If I start to overload the DC/AC converter, not very likely for my loads and a converter that can supplyk 4000 Watts, I trust that the converter will have a circuit breaker. In that case, this approach to emergency electric power should be not much more of a safety challenge than normal usage.
Note in all of this, the circuit breaker in the house does not get involved, remains ON, and waits for the utility power to come back on. Then the lights in the kitchen, front hall, etc. will come back on, and I will plug my office and kitchen loads into the wall sockets again, disconnect the DC/AC converter, put the car back in the garage, wind up the extension cords, make some notes, and f'get about the outage!
One little issue is: If the Web server computer was running when the power went out, might there be a way to have power to that computer not be interrupted all the way until the power comes back on?
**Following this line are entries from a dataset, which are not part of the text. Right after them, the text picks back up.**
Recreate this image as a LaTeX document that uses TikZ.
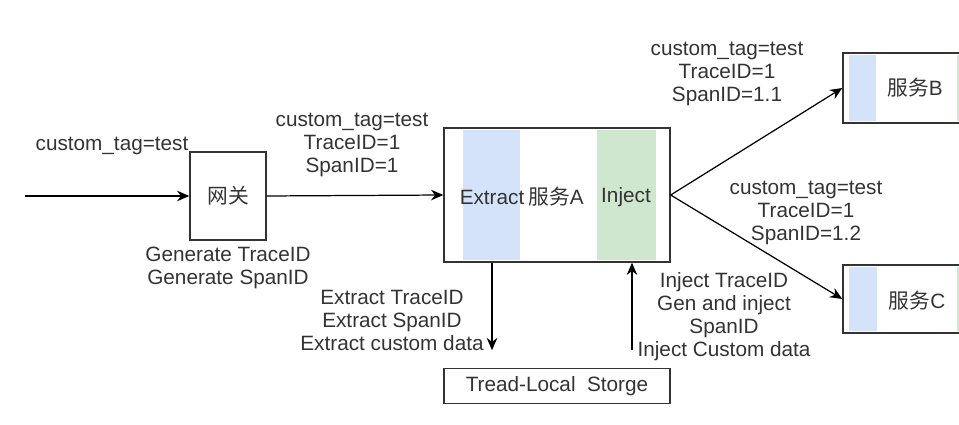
\documentclass[tikz,border=0pt]{standalone}
\usepackage{fontspec}
\setmainfont{Liberation Sans}
\newfontfamily\cjk{Noto Sans CJK SC}
\usepackage{tikz}
\usetikzlibrary{arrows.meta}

\definecolor{extblue}{HTML}{D4E3FA}
\definecolor{injgreen}{HTML}{D0E7CF}
\definecolor{inkgray}{HTML}{333333}

\tikzset{
	box/.style={draw=inkgray, line width=0.8pt, inner sep=0pt},
	lbl/.style={align=center, text=inkgray, inner sep=0pt,
		font=\fontsize{11.8}{13.1}\selectfont},
	flow/.style={->, line width=0.7pt, draw=black}
}

\begin{document}
\begin{tikzpicture}[x=0.02cm, y=-0.02cm, >={Stealth[length=7pt,width=6pt]}]
		\useasboundingbox (0,0) rectangle (959,425);

		% stripes inside the services
		\fill[extblue] (463,130) rectangle (520,260);
		\fill[injgreen] (597,130) rectangle (656,260);
		\fill[extblue] (849,55) rectangle (876,121);
		\fill[injgreen] (957,55) rectangle (990,121);
		\fill[extblue] (849,267) rectangle (877,331);
		\fill[injgreen] (957,267) rectangle (990,331);

		% boxes
		\node[box, minimum width=1.52cm, minimum height=1.76cm, lbl] (gw) at (228,196) {{\cjk 网关}};
		\node[box, minimum width=4.52cm, minimum height=2.68cm] (svcA) at (557,195) {};
		\node[lbl] (ext) at (492,197) {Extract};
		\node[lbl] (nameA) at (556,197) {{\cjk 服务}A};
		\node[lbl] (inj) at (626,197) {Inject};
		\node[box, minimum width=2.76cm, minimum height=1.4cm] (svcB) at (912,88) {};
		\node[lbl] (nameB) at (915,88) {{\cjk 服务}B};
		\node[box, minimum width=2.76cm, minimum height=1.36cm] (svcC) at (912,299) {};
		\node[lbl] (nameC) at (917,301) {{\cjk 服务}C};
		\node[box, minimum width=4.52cm, minimum height=0.7cm, lbl] (store) at (557,386) {Tread-Local\ \ Storge};

		% connectors
		\coordinate (src) at (25,196);
		\draw[flow] (src) -- (gw.west);
		\draw[flow] (gw.east) -- (svcA.west);
		\draw[flow] (svcA.east) -- (svcB.west);
		\draw[flow] (svcA.east) -- (svcC.west);
		\draw[flow, shorten >=10pt] ([xshift=-1.3cm]svcA.south) -- ([xshift=-1.3cm]store.north);
		\draw[flow, shorten <=10pt] ([xshift=1.5cm]store.north) -- ([xshift=1.5cm]svcA.south);

		% texts
		\node[lbl] (tag0) at (112,146) {custom\_tag=test};
		\node[lbl] (gen) at (228,268) {Generate TraceID\\Generate SpanID};
		\node[lbl] (tagA) at (352,145) {custom\_tag=test\\TraceID=1\\SpanID=1};
		\node[lbl] (tagB) at (727,74) {custom\_tag=test\\TraceID=1\\SpanID=1.1};
		\node[lbl] (tagC) at (806,213) {custom\_tag=test\\TraceID=1\\SpanID=1.2};
		\node[lbl] (extl) at (392,320) {Extract TraceID\\Extract SpanID\\Extract custom data};
		\node[lbl] (injl) at (724,317) {Inject TraceID\\Gen and inject\\SpanID\\Inject Custom data};
	\end{tikzpicture}
\end{document}
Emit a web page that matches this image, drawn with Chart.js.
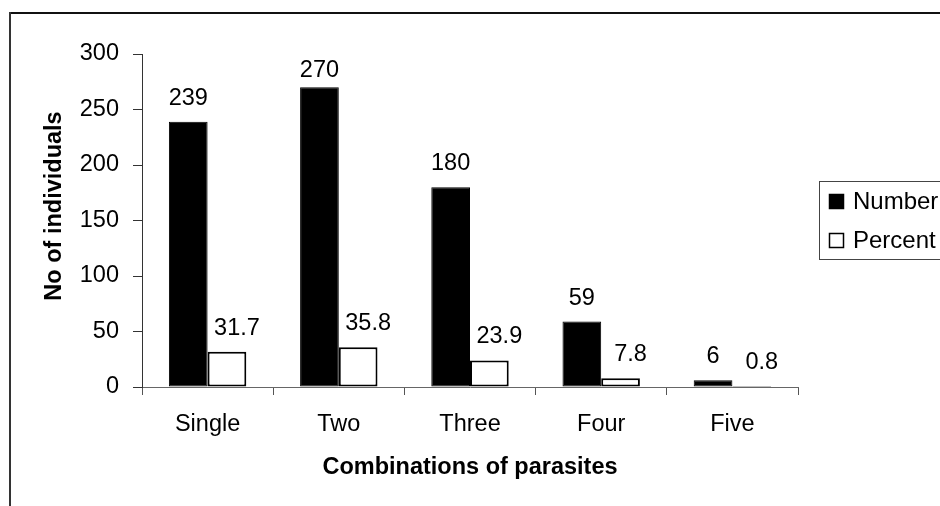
<!DOCTYPE html>
<html>
<head>
  <meta charset="utf-8">
  <title>Combinations of parasites</title>
  <script src="https://cdn.jsdelivr.net/npm/chart.js"></script>
  <style>
    body { margin:0; background:#fff; }
    #wrap { width:940px; height:506px; }
  </style>
</head>
<body>
  <div id="wrap"><canvas id="chart" width="940" height="506"></canvas></div>

  <script>
    // ---------------- Data ----------------
    const categories = ["Single", "Two", "Three", "Four", "Five"];
    const numberValues = [239, 270, 180, 59, 6];
    const percentValues = [31.7, 35.8, 23.9, 7.8, 0.8];
    const yTicks = [0, 50, 100, 150, 200, 250, 300];

    const FONT = '"Liberation Sans", Arial, sans-serif';

    // ---------------- Frame, y title + legend (legend runs off the edge) ----------------
    const framePlugin = {
      id: "frame",
      beforeDraw(chart) {
        const ctx = chart.ctx;
        ctx.save();
        ctx.fillStyle = "#fff";
        ctx.fillRect(0, 0, chart.width, chart.height);
        ctx.lineWidth = 2;
        ctx.strokeStyle = "#111";
        ctx.beginPath(); ctx.moveTo(9, 13); ctx.lineTo(chart.width, 13); ctx.stroke();
        ctx.strokeStyle = "#333";
        ctx.beginPath(); ctx.moveTo(10, 12); ctx.lineTo(10, chart.height); ctx.stroke();
        ctx.restore();
      },
      afterDraw(chart) {
        const ctx = chart.ctx;
        ctx.save();
        // y axis title, sits a little above the plot centre like the original
        ctx.translate(55, 206);
        ctx.rotate(-Math.PI / 2);
        ctx.font = "bold 23.5px " + FONT;
        ctx.fillStyle = "#000";
        ctx.textAlign = "center";
        ctx.textBaseline = "middle";
        ctx.fillText("No of individuals", 0, 0);
        ctx.restore();

        ctx.save();
        ctx.strokeStyle = "#444";
        ctx.lineWidth = 1;
        ctx.strokeRect(819.5, 181.5, 140, 78);
        ctx.font = "24px " + FONT;
        ctx.textBaseline = "alphabetic";
        ctx.textAlign = "left";
        chart.data.datasets.forEach((ds, i) => {
          const y = 194 + i * 39;
          ctx.fillStyle = ds.backgroundColor;
          ctx.fillRect(829.5, y + 0.5, 14, 14);
          ctx.strokeStyle = "#000";
          ctx.lineWidth = 1.5;
          ctx.strokeRect(829.5, y + 0.5, 14, 14);
          ctx.fillStyle = "#000";
          ctx.fillText(ds.label, 853, y + 15);
        });
        ctx.restore();
      }
    };

    // ---------------- Value labels above bars ----------------
    const labelPlugin = {
      id: "valueLabels",
      afterDatasetsDraw(chart) {
        const ctx = chart.ctx;
        ctx.save();
        ctx.font = "23.5px " + FONT;
        ctx.fillStyle = "#000";
        ctx.textAlign = "center";
        ctx.textBaseline = "alphabetic";
        chart.data.datasets.forEach((ds, di) => {
          const meta = chart.getDatasetMeta(di);
          meta.data.forEach((el, i) => {
            const shift = di === 1 ? 10 : 0;
            const y = Math.max(el.y - 17, chart.chartArea.top + 23);
            ctx.fillText(String(ds.data[i]), el.x + shift, y);
          });
        });
        ctx.restore();
      }
    };

    // ---------------- Chart ----------------
    new Chart(document.getElementById("chart"), {
      type: "bar",
      data: {
        labels: categories,
        datasets: [
          { label: "Number", data: numberValues, backgroundColor: "#000", borderColor: "#000", borderWidth: 1, borderSkipped: false },
          { label: "Percent", data: percentValues, backgroundColor: "#fff", borderColor: "#000", borderWidth: 2, borderSkipped: false }
        ]
      },
      options: {
        responsive: false,
        animation: false,
        layout: { padding: { left: 0, top: 54, right: 142, bottom: 0 } },
        datasets: { bar: { categoryPercentage: 0.59, barPercentage: 1 } },
        plugins: { legend: { display: false }, tooltip: { enabled: false } },
        scales: {
          x: {
            afterFit: s => { s.height = 119; },
            grid: { drawOnChartArea: false, drawTicks: true, tickLength: 8, color: "#555", offset: true },
            border: { display: true, color: "#666", width: 1 },
            ticks: { color: "#000", padding: 15, font: { family: FONT, size: 23.5 } },
            title: { display: true, text: "Combinations of parasites", color: "#000",
                     font: { family: FONT, size: 23.5, weight: "bold" }, padding: { top: 0, bottom: 24 } }
          },
          y: {
            min: 0, max: 300,
            afterFit: s => { s.width = 142; },
            afterBuildTicks: s => { s.ticks = yTicks.map(v => ({ value: v })); },
            grid: { drawOnChartArea: false, drawTicks: true, tickLength: 9, color: "#333" },
            border: { display: true, color: "#333", width: 1 },
            ticks: { color: "#000", padding: 14, font: { family: FONT, size: 23.5 } },
            title: { display: false }
          }
        }
      },
      plugins: [framePlugin, labelPlugin]
    });
  </script>
</body>
</html>
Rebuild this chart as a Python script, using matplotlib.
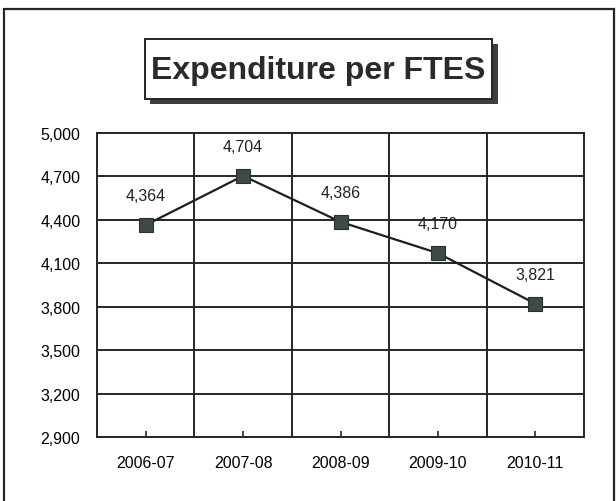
import matplotlib.pyplot as plt
from matplotlib.patches import Rectangle

years = ["2006-07", "2007-08", "2008-09", "2009-10", "2010-11"]
spend = [4364, 4704, 4386, 4170, 3821]
yticks = [2900, 3200, 3500, 3800, 4100, 4400, 4700, 5000]

W, H = 616, 502
plt.rcParams["font.family"] = ["Liberation Sans", "DejaVu Sans"]

fig = plt.figure(figsize=(W / 100, H / 100), dpi=100)


def px(x0, y0, x1, y1):
    # pixel box (top-left origin) -> figure fraction rect
    return [x0 / W, 1 - y1 / H, (x1 - x0) / W, (y1 - y0) / H]


ink = "#262626"

# outer frame
r = px(4, 10, 614, 520)
fig.add_artist(Rectangle((r[0], r[1]), r[2], r[3], transform=fig.transFigure,
                         fill=False, edgecolor=ink, linewidth=1.6))

# title box with drop shadow
s = px(150, 45, 498, 105)
fig.add_artist(Rectangle((s[0], s[1]), s[2], s[3], transform=fig.transFigure,
                         facecolor="#3b403d", edgecolor="none"))
b = px(145, 40, 492, 100)
fig.add_artist(Rectangle((b[0], b[1]), b[2], b[3], transform=fig.transFigure,
                         facecolor="white", edgecolor=ink, linewidth=1.4))
fig.text((145 + 492) / 2 / W, 1 - 71 / H, "Expenditure per FTES",
         ha="center", va="center", fontsize=23, fontweight="bold", color="#2a2a2a")

ax = fig.add_axes(px(97, 134, 584, 438))
x = range(len(years))
ax.plot(x, spend, color="#1e1e1e", linewidth=1.6, marker="s", markersize=10.5,
        markerfacecolor="#3d4a45", markeredgecolor="#2a302d", markeredgewidth=0.8,
        zorder=5)
for i, v in enumerate(spend):
    ax.annotate(f"{v:,}", (i, v), xytext=(0, 21), textcoords="offset points",
                ha="center", va="center", fontsize=11.5, color="#222222")

ax.set_xlim(-0.5, len(years) - 0.5)
ax.set_ylim(yticks[0], yticks[-1])
ax.set_yticks(yticks)
ax.set_yticklabels([f"{t:,}" for t in yticks])
ax.set_xticks(list(x))
ax.set_xticklabels(years)
ax.set_xticks([i - 0.5 for i in range(1, len(years))], minor=True)

ax.grid(axis="y", color=ink, linewidth=1.4)
ax.grid(axis="x", which="minor", color=ink, linewidth=1.4)
ax.tick_params(axis="x", which="major", direction="in", length=4, width=1.2,
               color=ink, labelsize=11.5, pad=13)
ax.tick_params(axis="x", which="minor", length=0)
ax.tick_params(axis="y", length=0, labelsize=11.5, pad=12)
for sp in ax.spines.values():
    sp.set_color(ink)
    sp.set_linewidth(1.4)
ax.set_axisbelow(True)

fig.savefig("out.png", dpi=100)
Yup: With some shopping, can run the server computer off another box, not very big, that has a little battery inside that can keep the computer running for a few minutes while I switch over to the DC/AC converter and again while I switch back to the utility power.
For the Hacker News audience, this is conversation is drifting into kindergarten level talk:
I'm SURE Hacker News has MANY very well informed engineers on how to have un-interruptible electric power to computers in a server farm and also to the whole farm.
For more, once I wrote a math paper on detecting zero day problems, gave an invited talk at the NASDAQ headquarters, and got a tour and overview of the engineering they did for un-interruptible NASDAQ service, uh, including a remote backup server location. Such magnificent engineering has long been available.
Here I am just trying to contribute to the issue of this thread, using the engine in a car to supply standard 120 Volt A/C electric power. I'm just mentioning that for short term power outages, maybe only a few hours at a time, should be able to do okay with just a normal car and a little box that can supply 4000 Watts of 120 Volt A/C power from a 12 Volt DC battery. That's all I'm trying to do.